In his later life Mahfuz would also periodically continue to lead raids into the frontier provinces of Abyssinia for a number of years. He selected the season of Lent for his attacks, when the defenders were weakened by their fasts. He raided the Amhara, Shewa, and Fatagar provinces south of the Awash River. During his raids Mahfuz exclusively targeted Abyssinian soldiers capturing them however left civilians unharmed. He and Muhammad ibn Azhar ad-Din would descend upon the regions of Ifat, Dawaro and Fatagar which resulted in the slaying of 19,000 Christians within a year.

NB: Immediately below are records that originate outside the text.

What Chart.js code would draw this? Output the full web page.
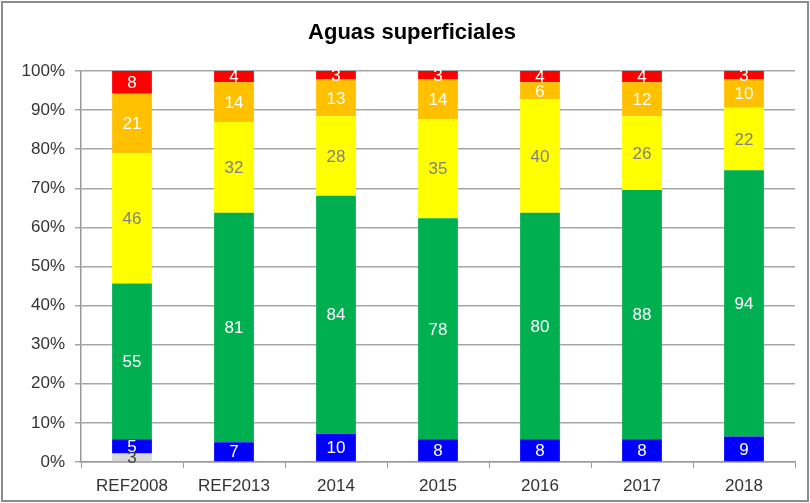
<!DOCTYPE html>
<html>
<head>
<meta charset="utf-8">
<script src="https://cdn.jsdelivr.net/npm/chart.js@4/dist/chart.umd.min.js"></script>
<style>
  html, body { margin: 0; padding: 0; background: #fff; }
  #wrap { width: 810px; height: 503px; position: relative; }
</style>
</head>
<body>
<div id="wrap"><canvas id="chart" width="810" height="503"></canvas></div>
<script>
// categories and counts per status class
const categories = ["REF2008", "REF2013", "2014", "2015", "2016", "2017", "2018"];
const grayCounts   = [3, 0, 0, 0, 0, 0, 0];
const blueCounts   = [5, 7, 10, 8, 8, 8, 9];
const greenCounts  = [55, 81, 84, 78, 80, 88, 94];
const yellowCounts = [46, 32, 28, 35, 40, 26, 22];
const orangeCounts = [21, 14, 13, 14, 6, 12, 10];
const redCounts    = [8, 4, 3, 3, 4, 4, 3];
const yTicks = [0, 10, 20, 30, 40, 50, 60, 70, 80, 90, 100];

const seriesList = [
    { counts: grayCounts,   color: "#d9d9d9", text: "#404040" },
    { counts: blueCounts,   color: "#0000ff", text: "#ffffff" },
    { counts: greenCounts,  color: "#00b050", text: "#ffffff" },
    { counts: yellowCounts, color: "#ffff00", text: "#808080" },
    { counts: orangeCounts, color: "#ffc000", text: "#ffffff" },
    { counts: redCounts,    color: "#ff0000", text: "#ffffff" }
];

// totals per category, to turn counts into 100% stacks
const totals = categories.map((c, i) => seriesList.reduce((s, d) => s + d.counts[i], 0));

const datasets = seriesList.map(d => ({
    data: d.counts.map((v, i) => v / totals[i] * 100),
    counts: d.counts,
    textColor: d.text,
    backgroundColor: d.color,
    borderWidth: 0,
    barPercentage: 0.39,
    categoryPercentage: 1.0
}));

const FONT = "'Liberation Sans', Arial, sans-serif";

// draws the count value in the middle of each segment
const segmentLabels = {
    id: "segmentLabels",
    afterDatasetsDraw(chart) {
        const ctx = chart.ctx;
        ctx.save();
        ctx.font = "17px " + FONT;
        ctx.textAlign = "center";
        ctx.textBaseline = "middle";
        chart.data.datasets.forEach((ds, di) => {
            chart.getDatasetMeta(di).data.forEach((bar, i) => {
                const n = ds.counts[i];
                if (!n) return;
                ctx.fillStyle = ds.textColor;
                ctx.fillText(String(n), bar.x, (bar.y + bar.base) / 2 + 1);
            });
        });
        ctx.restore();
    }
};

// outer frame of the chart, and title nudged right like the original
const frame = {
    id: "frame",
    afterLayout(chart) {
        if (chart.titleBlock) { chart.titleBlock.left += 19; }
    },
    beforeDraw(chart) {
        const ctx = chart.ctx;
        ctx.save();
        ctx.fillStyle = "#ffffff";
        ctx.fillRect(0, 0, chart.width, chart.height);
        ctx.strokeStyle = "#8c8c8c";
        ctx.lineWidth = 2;
        ctx.strokeRect(2, 2, chart.width - 4, chart.height - 4);
        ctx.restore();
    }
};

new Chart("chart", {
    type: "bar",
    data: { labels: categories, datasets: datasets },
    options: {
        responsive: false,
        animation: false,
        layout: { padding: { top: 10, left: 10, right: 15, bottom: 6 } },
        plugins: {
            legend: { display: false },
            tooltip: { enabled: false },
            title: {
                display: true,
                text: "Aguas superficiales",
                color: "#000000",
                font: { family: FONT, size: 22, weight: "bold" },
                padding: { top: 10, bottom: 24.6 }
            }
        },
        scales: {
            x: {
                stacked: true,
                afterFit(scale) { scale.height = 35; },
                grid: { display: true, drawOnChartArea: false, color: "#999999", tickLength: 6, offset: true },
                border: { color: "#999999", width: 1.5 },
                ticks: {
                    color: "#333333",
                    padding: 8,
                    font: { family: FONT, size: 17 }
                }
            },
            y: {
                stacked: true,
                min: 0,
                max: 100,
                afterFit(scale) { scale.width = 71; },
                afterBuildTicks(scale) { scale.ticks = yTicks.map(v => ({ value: v })); },
                grid: { color: "#a6a6a6", lineWidth: 1.5, tickLength: 6 },
                border: { color: "#999999", width: 1.5 },
                ticks: {
                    color: "#333333",
                    padding: 10,
                    font: { family: FONT, size: 17 },
                    callback: v => v + "%"
                }
            }
        }
    },
    plugins: [frame, segmentLabels]
});
</script>
</body>
</html>
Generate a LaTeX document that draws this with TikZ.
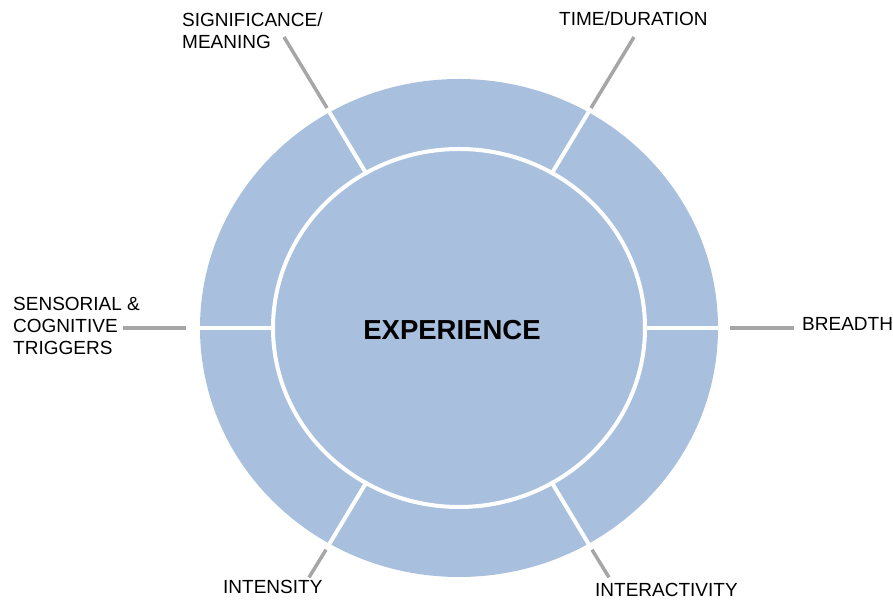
\documentclass[tikz,border=0pt]{standalone}
\usepackage{fontspec}
\setmainfont{Liberation Sans}
\usepackage{tikz}
\definecolor{ringblue}{RGB}{168,191,222}
\definecolor{tickgray}{RGB}{166,166,166}

\begin{document}
\begin{tikzpicture}[x=1pt,y=1pt,
		divider/.style={white,line width=4pt},
		tick/.style={tickgray,line width=3.5pt},
		label/.style={inner sep=0pt,align=left,font=\fontsize{19}{22}\selectfont}]
			\useasboundingbox (0,0) rectangle (893,601);
			\coordinate (c) at (459,273);
			
			\fill[ringblue] (c) ellipse [x radius=259, y radius=249];
			\draw[divider] (c) ellipse [x radius=186, y radius=179];
			
			\draw[divider] ([shift={(0:184 and 177)}]c) -- ([shift={(0:262 and 252)}]c);
			\draw[divider] ([shift={(60:184 and 177)}]c) -- ([shift={(60:262 and 252)}]c);
			\draw[divider] ([shift={(120:184 and 177)}]c) -- ([shift={(120:262 and 252)}]c);
			\draw[divider] ([shift={(180:184 and 177)}]c) -- ([shift={(180:262 and 252)}]c);
			\draw[divider] ([shift={(240:184 and 177)}]c) -- ([shift={(240:262 and 252)}]c);
			\draw[divider] ([shift={(300:184 and 177)}]c) -- ([shift={(300:262 and 252)}]c);
			
			\node[font=\bfseries\fontsize{27.5}{33}\selectfont] (exp) at ([shift={(-7,-2.5)}]c) {EXPERIENCE};
			
			\node[label,anchor=north west] (meaning) at (182,588) {SIGNIFICANCE/\\MEANING};
			\node[label,anchor=base west] (duration) at (559,575) {TIME/DURATION};
			\node[label,anchor=base west] (breadth) at (802,270) {BREADTH};
			\node[label,anchor=north west] (triggers) at (13,304) {SENSORIAL \&\\COGNITIVE\\TRIGGERS};
			\node[label,anchor=base west] (intensity) at (223,7) {INTENSITY};
			\node[label,anchor=base west] (interact) at (595,4) {INTERACTIVITY};
			
			% tick ends
			\coordinate (m1) at ([shift={(120:264 and 254)}]c);
			\coordinate (m2) at ([shift={(120:350 and 336)}]c);
			\coordinate (d1) at ([shift={(60:264 and 254)}]c);
			\coordinate (d2) at ([shift={(60:350 and 336)}]c);
			\coordinate (b1) at ([shift={(0:271)}]c);
			\coordinate (b2) at ([shift={(0:335)}]c);
			\coordinate (s1) at ([shift={(180:273)}]c);
			\coordinate (s2) at ([shift={(180:336)}]c);
			\coordinate (i1) at ([shift={(240:266 and 256)}]c);
			\coordinate (i2) at ([shift={(240:300 and 288)}]c);
			\coordinate (a1) at ([shift={(300:266 and 256)}]c);
			\coordinate (a2) at ([shift={(300:300 and 288)}]c);
			
			\draw[tick] (m1) -- (m2);
			\draw[tick] (d1) -- (d2);
			\draw[tick] (b1) -- (b2);
			\draw[tick] (s1) -- (s2);
			\draw[tick] (i1) -- (i2);
			\draw[tick] (a1) -- (a2);
		\end{tikzpicture}
\end{document}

According to Alvarez, upon reaching the age of majority, Emperor Lebna Dengel decided to forgo his observance of Lent and oppose the Imam in battle, despite the advice and wishes of his councilors and people. He sent spies out to determine Imam Mahfuz's plans for that year, and learning the Imam was in Fatagar led his army there. He found Imam Mahfuz with the sultan of Adal encamped on a plain that was surrounded by mountains. After first sending soldiers out to secure the passes, the Abyssinian Emperor closed upon Imam Mahfuz. Although Imam Mahfuz managed to enable Sultan Muhammed to escape with but four horsemen, Imam Mahfuz knew he was trapped and sought to die with honor. He called to the Abyssinians a challenge to fight in single combat, and Gabra Endreyas, who had been a follower of Emperor Lebna Dengel's father, accepted and split the Imam's body into two from the lower-part of his neck to his shoulder with a two-handed sword. Mahfuz's head was cut from his body and displayed publicly in the Emperor's court where Gabra exclaimed "There is the Goliath of the Infidels". After defeating Mahfuz, Dawit II used appellation Wanag Segad, which is a combination of Ge'ez and Harari terms.

==Legacy==
His death led to a power struggle between the radical and moderate factions in Adal with the followers of Mahfuz essentially prevailing. Garad Abun arranged Imam Ahmad ibn Ibrahim's marriage with Mahfuz's daughter, Bati del Wambara as it would help establish a formal alliance and continue Mahfuz's tradition of jihad. Ten years after Mahfuz's death, Imam Ahmad embarked on a Conquest of Abyssinia (Futuh al-Habash). Ahmed ibn Ibrahim al-Ghazi later in his invasion of Abyssinia would kill an old Gabra as revenge for his victory against Mahfuz. His son Garad Ahmadus bin Mahfuz participated in the conquest. Garad Ahmadus was later responsible for slaying patrician Limu, the lord of Sharkha and Nagada Iyasus, the governor of Jinah.

According to Asma Giyorgis, Mahfuz perished at a place that is still referred to today as Mafud in north Shewa.